_WORK TO COMPLETE:_ Reproduce exactly, with no pictures, each line from the opening of the material down through the line containing "XAxis, YAxis, Legend".

_DATA EXTRACT:_
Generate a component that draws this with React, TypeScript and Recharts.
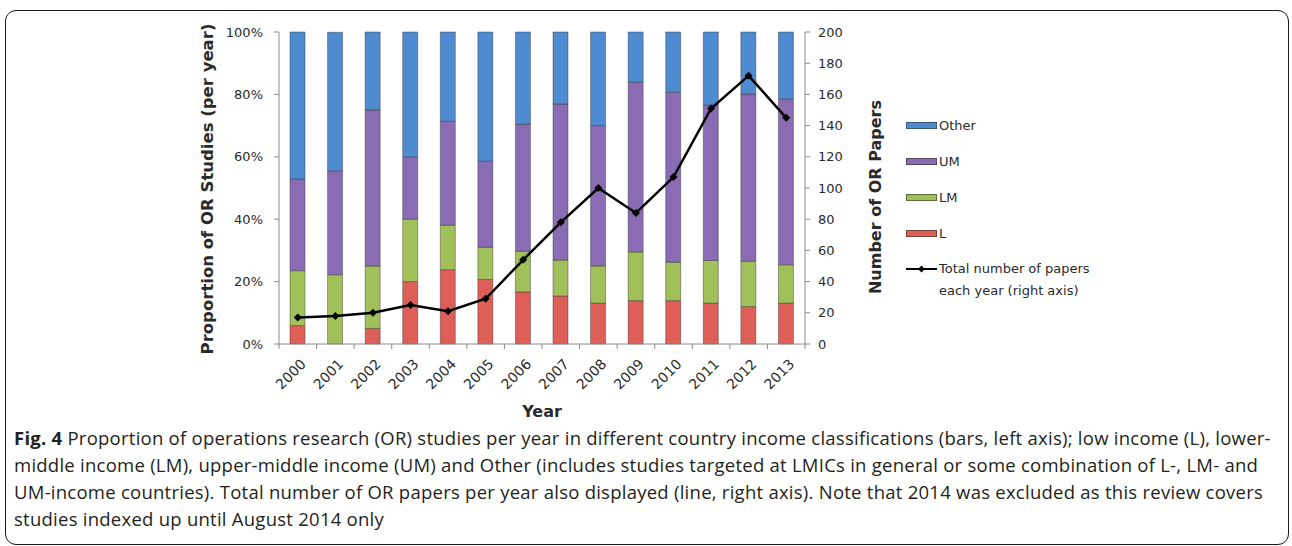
import { ComposedChart, Bar, Line, XAxis, YAxis, Legend } from 'recharts';

// reading of the figure: share of OR studies by income group (% of year), and paper counts
const years = ['2000', '2001', '2002', '2003', '2004', '2005', '2006', '2007', '2008', '2009', '2010', '2011', '2012', '2013'];
const lowPct = [5.9, 0, 5, 20, 23.8, 20.7, 16.7, 15.4, 13.1, 13.9, 13.9, 13.1, 12.0, 13.1];
const lowerMidPct = [17.6, 22.2, 20, 20, 14.3, 10.3, 13.0, 11.5, 11.9, 15.6, 12.3, 13.7, 14.5, 12.3];
const upperMidPct = [29.4, 33.3, 50, 20, 33.3, 27.6, 40.7, 50, 45, 54.4, 54.5, 49.8, 53.6, 53.2];
const otherPct = [47.1, 44.4, 25, 40, 28.6, 41.4, 29.6, 23.1, 30, 16.1, 19.3, 23.4, 19.9, 21.4];
const totalPapers = [17, 18, 20, 25, 21, 29, 54, 78, 100, 84, 107, 151, 172, 145];

const pctTicks = [0, 20, 40, 60, 80, 100];
const paperTicks = [0, 20, 40, 60, 80, 100, 120, 140, 160, 180, 200];

const COLORS = {
  other: '#4f8bd0',
  um: '#8a6cb4',
  lm: '#a2c05a',
  l: '#de5f58',
};

const chartData = years.map((year, i) => ({
  year,
  l: lowPct[i],
  lm: lowerMidPct[i],
  um: upperMidPct[i],
  other: otherPct[i],
  total: totalPapers[i],
}));

const FONT = '"DejaVu Sans", sans-serif';
const AXIS = '#8c8c8c';
const INK = '#2a2a2a';

const CHART_W = 1292;
const MARGIN = { top: 32, right: 407, bottom: 11, left: 199 };
const Y_AXIS_W = 80;
const PLOT_W = CHART_W - MARGIN.left - MARGIN.right - 2 * Y_AXIS_W;
const BAND = PLOT_W / years.length;

const legendBars = [
  { label: 'Other', color: COLORS.other },
  { label: 'UM', color: COLORS.um },
  { label: 'LM', color: COLORS.lm },
  { label: 'L', color: COLORS.l },
];

function ChartLegend() {
  return (
    <div style={{ fontFamily: FONT, fontSize: 13, color: INK }}>
      {legendBars.map((item) => (
        <div key={item.label} style={{ display: 'flex', alignItems: 'center', height: 36 }}>
          <span
            style={{
              width: 31,
              height: 7,
              background: item.color,
              border: '1px solid rgba(40,40,40,0.55)',
              boxSizing: 'border-box',
              marginRight: 2,
            }}
          />
          <span>{item.label}</span>
        </div>
      ))}
      <div style={{ display: 'flex', alignItems: 'flex-start', marginTop: 7 }}>
        <svg width={32} height={22} style={{ marginRight: 1 }}>
          <line x1={0} y1={11} x2={31} y2={11} stroke="#000" strokeWidth={2} />
          <polygon points="15.5,7.5 19,11 15.5,14.5 12,11" fill="#000" />
        </svg>
        <span style={{ lineHeight: '22px' }}>
          Total number of papers
          <br />
          each year (right axis)
        </span>
      </div>
    </div>
  );
}

// Excel-style: tick marks sit on the category boundaries, label rotated under the bar
function YearTick({ x, y, payload, index }: any) {
  const left = x - BAND / 2;
  const right = x + BAND / 2;
  return (
    <g>
      <line x1={left} y1={y} x2={left} y2={y + 5} stroke={AXIS} />
      {index === years.length - 1 && <line x1={right} y1={y} x2={right} y2={y + 5} stroke={AXIS} />}
      <g transform={`translate(${x + 9},${y + 21})`}>
        <text textAnchor="end" transform="rotate(-45)" fontSize={14} fontFamily={FONT} fill={INK}>
          {payload.value}
        </text>
      </g>
    </g>
  );
}

function Diamond({ cx, cy }: any) {
  if (cx == null || cy == null) return null;
  return <polygon points={`${cx},${cy - 4} ${cx + 4},${cy} ${cx},${cy + 4} ${cx - 4},${cy}`} fill="#000" />;
}

export default function App() {
  return (
    <div style={{ position: 'absolute', left: 0, top: 0, width: 1292, height: 546, background: '#fff' }}>
      <div
        style={{
          position: 'absolute',
          left: 5,
          top: 10,
          width: 1284,
          height: 535,
          border: '1.5px solid #1a1a1a',
          borderRadius: 11,
          boxSizing: 'border-box',
        }}
      />
      <div style={{ position: 'absolute', left: 0, top: 0 }}>
        <ComposedChart width={CHART_W} height={430} data={chartData} margin={MARGIN} barSize={15}>
          <XAxis
            dataKey="year"
            tickLine={false}
            tickSize={0}
            tickMargin={0}
            stroke={AXIS}
            height={75}
            interval={0}
            tick={<YearTick />}
            label={({ viewBox }: any) => (
              <text
                x={viewBox.x + viewBox.width / 2}
                y={viewBox.y + viewBox.height - 2}
                textAnchor="middle"
                fontSize={16}
                fontWeight="bold"
                fontFamily={FONT}
                fill={INK}
              >
                Year
              </text>
            )}
          />
          <YAxis
            yAxisId="left"
            domain={[0, 100]}
            ticks={pctTicks}
            tickFormatter={(v) => `${v}%`}
            width={Y_AXIS_W}
            stroke={AXIS}
            tickSize={5}
            tickMargin={11}
            tick={{ fill: INK, fontSize: 13, fontFamily: FONT }}
            label={({ viewBox }: any) => {
              const x = viewBox.x + 14;
              const y = viewBox.y + viewBox.height / 2 + 1;
              return (
                <text
                  x={x}
                  y={y}
                  transform={`rotate(-90, ${x}, ${y})`}
                  textAnchor="middle"
                  fontSize={16.5}
                  fontWeight="bold"
                  fontFamily={FONT}
                  fill={INK}
                >
                  Proportion of OR Studies (per year)
                </text>
              );
            }}
          />
          <YAxis
            yAxisId="right"
            orientation="right"
            domain={[0, 200]}
            ticks={paperTicks}
            width={Y_AXIS_W}
            stroke={AXIS}
            tickSize={5}
            tickMargin={8}
            tick={{ fill: INK, fontSize: 13, fontFamily: FONT, textAnchor: 'start' }}
            label={({ viewBox }: any) => {
              const x = viewBox.x + 76;
              const y = viewBox.y + viewBox.height / 2 + 9;
              return (
                <text
                  x={x}
                  y={y}
                  transform={`rotate(-90, ${x}, ${y})`}
                  textAnchor="middle"
                  fontSize={16}
                  fontWeight="bold"
                  fontFamily={FONT}
                  fill={INK}
                >
                  Number of OR Papers
                </text>
              );
            }}
          />
          <Legend
            layout="vertical"
            align="center"
            verticalAlign="middle"
            content={<ChartLegend />}
            wrapperStyle={{ left: 906, top: 107, width: 240 }}
          />
          <Bar yAxisId="left" dataKey="l" name="L" stackId="share" fill={COLORS.l} stroke="rgba(50,50,50,0.55)" strokeWidth={0.8} isAnimationActive={false} />
          <Bar yAxisId="left" dataKey="lm" name="LM" stackId="share" fill={COLORS.lm} stroke="rgba(50,50,50,0.55)" strokeWidth={0.8} isAnimationActive={false} />
          <Bar yAxisId="left" dataKey="um" name="UM" stackId="share" fill={COLORS.um} stroke="rgba(50,50,50,0.55)" strokeWidth={0.8} isAnimationActive={false} />
          <Bar yAxisId="left" dataKey="other" name="Other" stackId="share" fill={COLORS.other} stroke="rgba(50,50,50,0.55)" strokeWidth={0.8} isAnimationActive={false} />
          <Line
            yAxisId="right"
            dataKey="total"
            name="Total number of papers each year (right axis)"
            stroke="#000"
            strokeWidth={2.5}
            dot={<Diamond />}
            activeDot={false}
            isAnimationActive={false}
          />
        </ComposedChart>
      </div>
      <div
        style={{
          position: 'absolute',
          left: 14,
          top: 424,
          fontFamily: '"Open Sans", sans-serif',
          fontSize: 18.5,
          letterSpacing: 0.25,
          lineHeight: '27px',
          color: '#231f20',
          whiteSpace: 'nowrap',
        }}
      >
        <div>
          <b>Fig. 4</b> Proportion of operations research (OR) studies per year in different country income classifications (bars, left axis); low income (L), lower-
        </div>
        <div>
          middle income (LM), upper-middle income (UM) and Other (includes studies targeted at LMICs in general or some combination of L-, LM- and
        </div>
        <div>
          UM-income countries). Total number of OR papers per year also displayed (line, right axis). Note that 2014 was excluded as this review covers
        </div>
        <div>studies indexed up until August 2014 only</div>
      </div>
    </div>
  );
}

_TASK RESPONSE:_
Generate a component that draws this with React, TypeScript and Recharts.
import { ComposedChart, Bar, Line, XAxis, YAxis, Legend } from 'recharts';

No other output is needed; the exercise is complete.